Garden Lifestyle

When Blight Wipes Out Your Tomatoes, Eat Beans

Like investors, gardeners should diversify their portfolios. So when the tomato "market" crashes, you will still have something fresh to eat.

In mid-September 2008, the leaves were brown, but the tomatoes were fine.
Photo/Illustration: Ruth Dobsevage

What a summer it has been in the Northeast! It’s mid-August, and the lawns are lush and green. That’s because it’s rained nearly every day, mostly torrential downpours, and the temperature has rarely topped 90° (or even 85°). What does this mean for the vegetable garden? In my case, early onset late blight. My towering tomato vines that just a few weeks ago were laden with flowers and fruit are starting to succumb, as leaf browning moves up the stem. Fruits turn a sickly brown, with patches of fuzzy white.

Last week, I managed to salvage enough unaffected tomatoes (Juliets) to assemble a small tomato salad. I savored it, knowing that there wouldn’t be many more this year, and certainly not enough to stew and freeze for use during the winter.

This following morning, hoping to cut my losses and salvage something from my tomato patch, I headed out to the garden with pruners and a big black plastic bag. I ripped out 10 diseased plants and clipped off affected fruit from several others. Blighted plants should not be composted, so these will be headed to the dump.

What’s the lesson here?
You can control only so much in your garden. Even if you follow best practices for amending the soil, starting seeds, weeding, watering, and managing pests and diseases, success is not guaranteed. One of the things you cannot control is the weather.

Every year, some crops do better than others, and that’s a really good reason to diversify your plantings. Instead of growing a lot of one thing, grow smaller amounts of several vegetables (or several varieties of the same vegetable). Gradually you’ll figure out what usually does well in your garden and what your family likes to eat.

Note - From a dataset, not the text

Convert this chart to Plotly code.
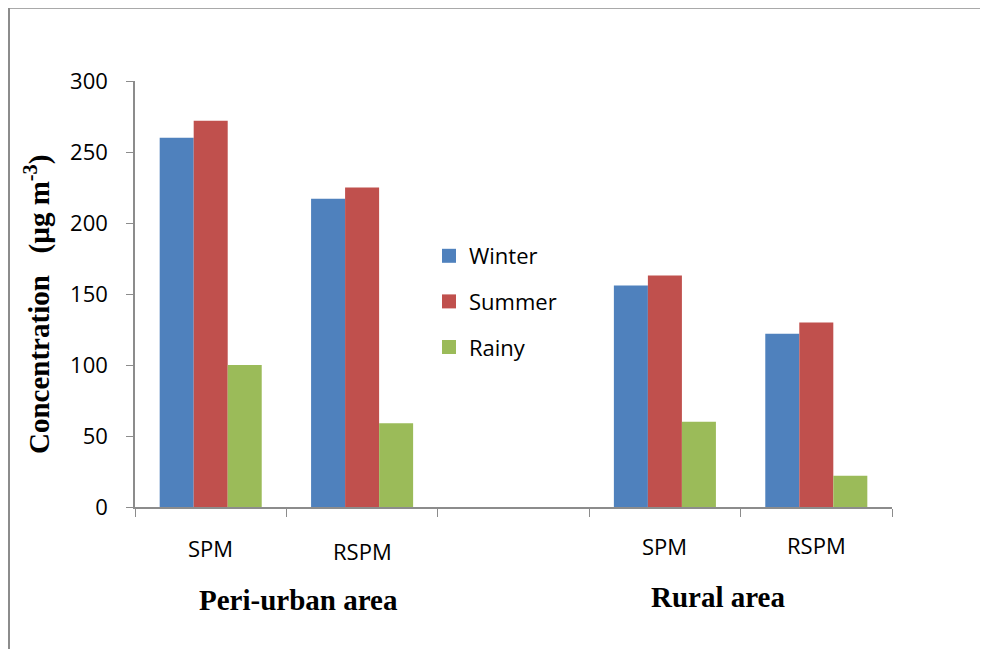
import plotly.graph_objects as go

categories = ["Peri SPM", "Peri RSPM", "gap", "Rural SPM", "Rural RSPM"]
tick_labels = ["SPM", "RSPM", "", "SPM", "RSPM"]
winter = [260, 217, None, 156, 122]
summer = [272, 225, None, 163, 130]
rainy = [100, 59, None, 60, 22]
series_names = ["Winter", "Summer", "Rainy"]
colors = ["#4F81BD", "#C0504D", "#9BBB59"]
group_titles = ["Peri-urban area", "Rural area"]

# page offset (body margin) in the screenshot
OX, OY = 8, 8
W, H = 988, 649
# plot area in screenshot pixels
X0, X1, Y0, Y1 = 135, 892, 81, 507
L, T = X0 - OX, Y0 - OY
R, B = W - (X1 - OX), H - (Y1 - OY)
pw, ph = X1 - X0, Y1 - Y0


def px(x):
    return (x - X0) / pw


def py(y):
    return (Y1 - y) / ph


fig = go.Figure()
for name, vals, c in zip(series_names, [winter, summer, rainy], colors):
    fig.add_trace(go.Bar(x=categories, y=vals, name=name, marker_color=c,
                         marker_line_width=0, legendgroup=name, showlegend=False))
    # legend entry with a larger square swatch
    fig.add_trace(go.Scatter(x=[None], y=[None], mode="markers", name=name,
                             legendgroup=name,
                             marker=dict(symbol="square", size=14, color=c)))

label_shifts = [-41, -44, 0, -39, -38]
annotations = []
for cat, lab, sh in zip(categories, tick_labels, label_shifts):
    if lab:
        annotations.append(dict(x=cat, xref="x", y=0, yref="paper", yshift=sh,
                                text=lab, showarrow=False, yanchor="middle",
                                font=dict(family="Open Sans", size=22, color="black")))
annotations.append(dict(x=0.5, xref="x", y=0, yref="paper", yshift=-93,
                        text="<b>" + group_titles[0] + "</b>", showarrow=False,
                        yanchor="middle", xshift=12,
                        font=dict(family="Liberation Serif", size=29, color="black")))
annotations.append(dict(x=3.5, xref="x", y=0, yref="paper", yshift=-90,
                        text="<b>" + group_titles[1] + "</b>", showarrow=False,
                        yanchor="middle", xshift=-23,
                        font=dict(family="Liberation Serif", size=29, color="black")))
annotations.append(dict(x=px(37), xref="paper", y=py(305), yref="paper",
                        text="<b>Concentration   (µg m<sup>-3</sup>)</b>", showarrow=False,
                        textangle=-90, xanchor="center", yanchor="middle",
                        font=dict(family="Liberation Serif", size=29, color="black")))

shapes = [
    dict(type="line", xref="paper", yref="paper", x0=px(9), x1=px(9),
         y0=py(8), y1=py(670), line=dict(color="#8c8c8c", width=2)),
    dict(type="line", xref="paper", yref="paper", x0=px(9), x1=px(1010),
         y0=py(8), y1=py(8), line=dict(color="#8c8c8c", width=1.5)),
]

fig.update_layout(
    width=W, height=H, margin=dict(l=L, r=R, t=T, b=B),
    paper_bgcolor="white", plot_bgcolor="white",
    barmode="group", bargap=0.326, bargroupgap=0,
    font=dict(family="Open Sans", size=20, color="black"),
    legend=dict(x=px(429), y=py(235), xanchor="left", yanchor="top",
                font=dict(family="Open Sans", size=22, color="black"),
                tracegroupgap=14, bgcolor="rgba(0,0,0,0)"),
    annotations=annotations, shapes=shapes,
    xaxis=dict(type="category", showticklabels=False, ticks="outside", tickson="boundaries",
               ticklen=8, tickcolor="#8c8c8c", showline=True, linecolor="#8c8c8c",
               linewidth=1.5, showgrid=False, zeroline=False),
    yaxis=dict(range=[0, 300], dtick=50, ticks="outside", ticklen=7, tickcolor="#8c8c8c",
               showline=True, linecolor="#8c8c8c", linewidth=1.5, showgrid=False,
               zeroline=False, tickfont=dict(family="Open Sans", size=22, color="black"),
               ticklabelstandoff=14),
)

fig.write_html("out.html")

This summer, lettuce, parsley, greens, beets, mint, green and yellow bush beans, blueberries and blackberries have been fantastic. Squash and cukes are lagging. Basil is small, but decent. Strawberries were not so great. And tomatoes, well, we’ve already discussed them, and the topic is too painful to revisit. So there won’t be much gazpacho this year, but there will be borscht. And fruit cobbler. And pesto.

Next year might be better, might be worse. It will almost certainly be different.